The World Health Organization is drawing criticism for telling Syrians struggling to survive a bloody, years-long civil war that they should try to stop smoking.
“Notwithstanding the current crisis in the country, Ms. Elizabeth Hoff, WHO Representative to Syria, has stressed the urgency for controlling tobacco and shisha consumption among the population – especially among youths, women and teenage school children,” the WHO said in a statement June 1.
Shisha is a tobacco-based mix that is smoked in a hookah, something Syrians have been doing for hundreds of years.

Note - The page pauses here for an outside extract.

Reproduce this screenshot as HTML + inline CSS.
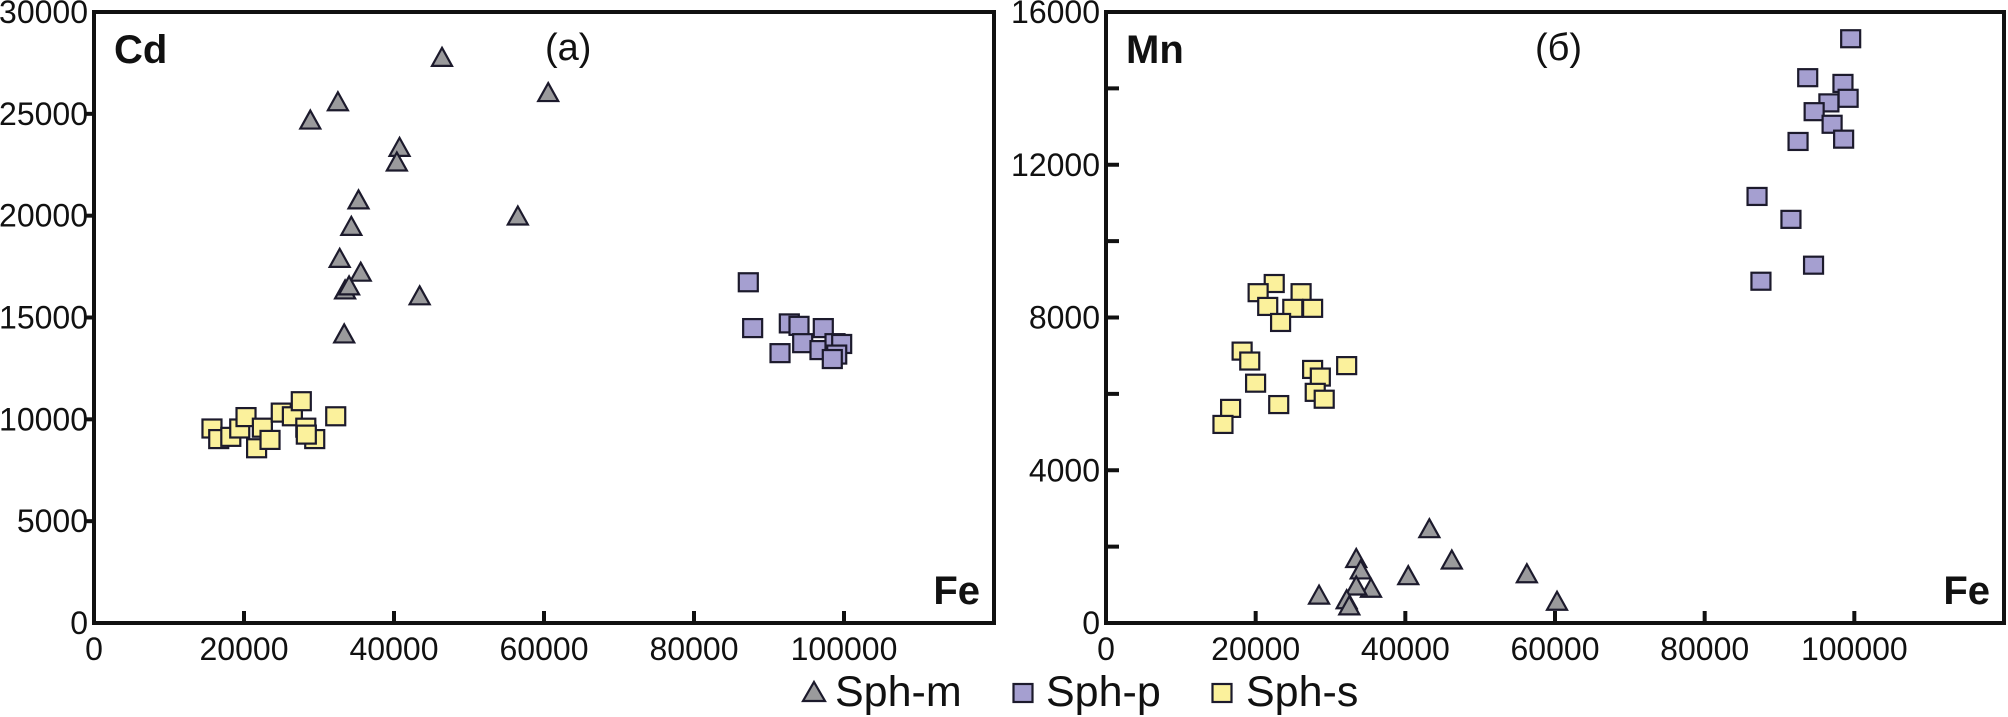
<!DOCTYPE html>
<html><head><meta charset="utf-8"><style>
html,body{margin:0;padding:0;background:#fff;width:2008px;height:717px;overflow:hidden}
svg{display:block}
text{font-family:"Liberation Sans",sans-serif;fill:#111}
</style></head><body>
<svg id="chart" width="2008" height="717" viewBox="0 0 2008 717" xmlns="http://www.w3.org/2000/svg">
<g id="panelA"></g>
<g id="panelB"></g>
<g id="legend"></g>
</svg>
<script>
// Panel (a): Cd vs Fe
const aMX=[28840,32520,46400,60560,40740,40380,35270,34310,56510,32760,35560,33480,34010,43420,33360];
const aMY=[24620,25520,27700,25970,23280,22560,20700,19400,19910,17830,17150,16280,16480,15990,14120];
const aPX=[87240,87820,91470,92710,94000,94490,97240,96800,98800,99690,99030,98440];
const aPY=[16730,14480,13250,14710,14590,13740,14480,13400,13740,13700,13180,12960];
const aSX=[15730,16630,18240,19430,20270,22450,21680,23470,24970,26450,27640,28240,29430,28310,32230];
const aSY=[9550,9030,9140,9550,10110,9590,8580,8990,10330,10150,10890,9590,9030,9250,10150];
const aYTicks=[0,5000,10000,15000,20000,25000,30000];
const xTicks=[0,20000,40000,60000,80000,100000];
// Panel (b): Mn vs Fe
const bMX=[43210,46210,33440,34040,40390,56240,35410,33440,28470,60270,32160,32510];
const bMY=[2430,1610,1650,1350,1200,1250,870,930,690,530,570,410];
const bPX=[99510,93770,98480,96600,99170,94630,97030,92480,98570,87000,91530,94550,87520];
const bPY=[15300,14280,14130,13620,13740,13390,13060,12610,12670,11170,10570,9370,8950];
const bSX=[22480,20330,26070,21610,24960,27610,23330,18190,19210,32160,27610,28640,19990,27960,29160,23080,16650,15630];
const bSY=[8890,8650,8650,8290,8240,8240,7870,7120,6860,6740,6640,6440,6280,6040,5860,5720,5620,5200];
const bYTicks=[0,2000,4000,6000,8000,10000,12000,14000,16000];
const bYLabels=["0","","4000","","8000","","12000","","16000"];

const NS="http://www.w3.org/2000/svg";
const STROKE="#1c1a2c", GRAY="#9a9a9c", PURP="#a59fd0", YEL="#fbf19c";
function mk(parent,tag,attrs,txt){const e=document.createElementNS(NS,tag);for(const k in attrs)e.setAttribute(k,attrs[k]);if(txt!==undefined)e.textContent=txt;parent.appendChild(e);return e;}

function panel(g,cfg){
  const sx=v=>cfg.x0+(v/120000)*(cfg.x1-cfg.x0);
  const sy=v=>cfg.y0-(v/cfg.ymax)*(cfg.y0-cfg.y1);
  const fr=mk(g,'rect',{x:cfg.x0,y:cfg.y1,width:cfg.x1-cfg.x0,height:cfg.y0-cfg.y1,fill:'none',stroke:'#111','stroke-width':4});
  
  
  xTicks.forEach(t=>{
    const x=sx(t);
    if(t>0){const l=mk(g,'line',{x1:x,x2:x,y1:cfg.y0,y2:cfg.y0-12,stroke:'#111','stroke-width':4});
      
      }
    const tx=mk(g,'text',{x:x,y:cfg.y0+37,'font-size':32,'text-anchor':'middle'},String(t));
    
    
  });
  cfg.yTicks.forEach((t,i)=>{
    const y=sy(t);
    if(t>0&&t<cfg.ymax){const l=mk(g,'line',{x1:cfg.x0,x2:cfg.x0+cfg.tickDir*cfg.tickLen,y1:y,y2:y,stroke:'#111','stroke-width':4});
      
      }
    const lab=cfg.yLabels?cfg.yLabels[i]:String(t);
    if(lab){const tx=mk(g,'text',{x:cfg.x0-cfg.labGap,y:y+11,'font-size':32,'text-anchor':'end'},lab);
      
      }
  });
  const series=[[cfg.mx,cfg.my,'tri',GRAY,'sph-m'],[cfg.px,cfg.py,'sq',PURP,'sph-p'],[cfg.sxv,cfg.syv,'sq',YEL,'sph-s']];
  series.forEach(([xs,ys,shape,col,nm])=>{
    xs.forEach((v,i)=>{
      const cx=sx(v), cy=sy(ys[i]); let m;
      if(shape==='sq'){m=mk(g,'rect',{x:cx-9.5,y:cy-cfg.sqh/2,width:19,height:cfg.sqh,fill:col,stroke:STROKE,'stroke-width':2.2});}
      else{m=mk(g,'polygon',{points:`${cx},${cy-11} ${cx+10},${cy+7} ${cx-10},${cy+7}`,fill:col,stroke:STROKE,'stroke-width':2.2,'stroke-linejoin':'miter'});}
      
      
    });
  });
  const t1=mk(g,'text',{x:cfg.x0+20,y:63,'font-size':40,'font-weight':'bold'},cfg.elem);
  
  
  const t2=mk(g,'text',{x:cfg.tagX,y:60,'font-size':38},cfg.tag);
  
  
  const t3=mk(g,'text',{x:cfg.x1-14,y:604,'font-size':40,'font-weight':'bold','text-anchor':'end'},'Fe');
  
  
}
panel(document.getElementById('panelA'),{x0:94,x1:994,y0:623,y1:12,ymax:30000,yTicks:aYTicks,tickDir:-1,tickLen:8,labGap:6,
  mx:aMX,my:aMY,px:aPX,py:aPY,sxv:aSX,syv:aSY,elem:'Cd',tag:'(a)',tagX:545,sqh:18});
panel(document.getElementById('panelB'),{x0:1106,x1:2004,y0:623,y1:12,ymax:16000,yTicks:bYTicks,yLabels:bYLabels,tickDir:1,tickLen:13,labGap:6,
  mx:bMX,my:bMY,px:bPX,py:bPY,sxv:bSX,syv:bSY,elem:'Mn',tag:'(б)',tagX:1535,sqh:17});

const lg=document.getElementById('legend');
const legItems=[['tri',GRAY,'Sph-m',814,835],['sq',PURP,'Sph-p',1023,1046],['sq',YEL,'Sph-s',1222,1246]];
legItems.forEach(([s,c,lab,mx,tx])=>{
  let m;
  if(s==='sq') m=mk(lg,'rect',{x:mx-9.5,y:684,width:19,height:18,fill:c,stroke:STROKE,'stroke-width':2.2});
  else m=mk(lg,'polygon',{points:`${mx},${682} ${mx+11},${701} ${mx-11},${701}`,fill:c,stroke:STROKE,'stroke-width':2.2});
  
  
  const t=mk(lg,'text',{x:tx,y:706,'font-size':43},lab);
  
  
});
</script>
</body></html>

While the civil war has killed thousands and turned thousands more into refugees, the WHO said tobacco consumption is something that “endangers the health and future life of smokers and people around them.”
“Many youths, women and school-age children in Syria have taken to shisha smoking believing that it is fashionable and less harmful than cigarettes,” Hoff said. “The truth is that shisha smoking is 20 times more dangerous than cigarette smoking, and shisha users are at risk for some of the same diseases as cigarette smokers such as oral cancer, lung and stomach cancer, cancer of the throat and impaired reproductive capacities.”
Even as Bashar Assad continues to barrel-bomb his own people, the WHO urged Syria’s government to implement a plan to “reduce attractiveness and glamour” of tobacco products that kill “almost 6 million people annually.”
Deputy Minister Dr. Ahmad Khlefawy stressed that “the current crisis,” presumably the civil war, “cannot be an excuse for Syrians to endanger their lives.”
The Sun newspaper reported Wednesday that many critics in the United Kingdom were outraged that the WHO would waste its time warning people in Syria not to smoke.
“Syrians are fleeing for their lives yet these appalling unelected puritans think now is the time to tell them not smoke,” said Simon Clark, who leads a smokers’ group.
“You really have to seriously question WHO’s policy agenda and sanity.” added Drew Johnson of the Taxpayers’ Protection Alliance.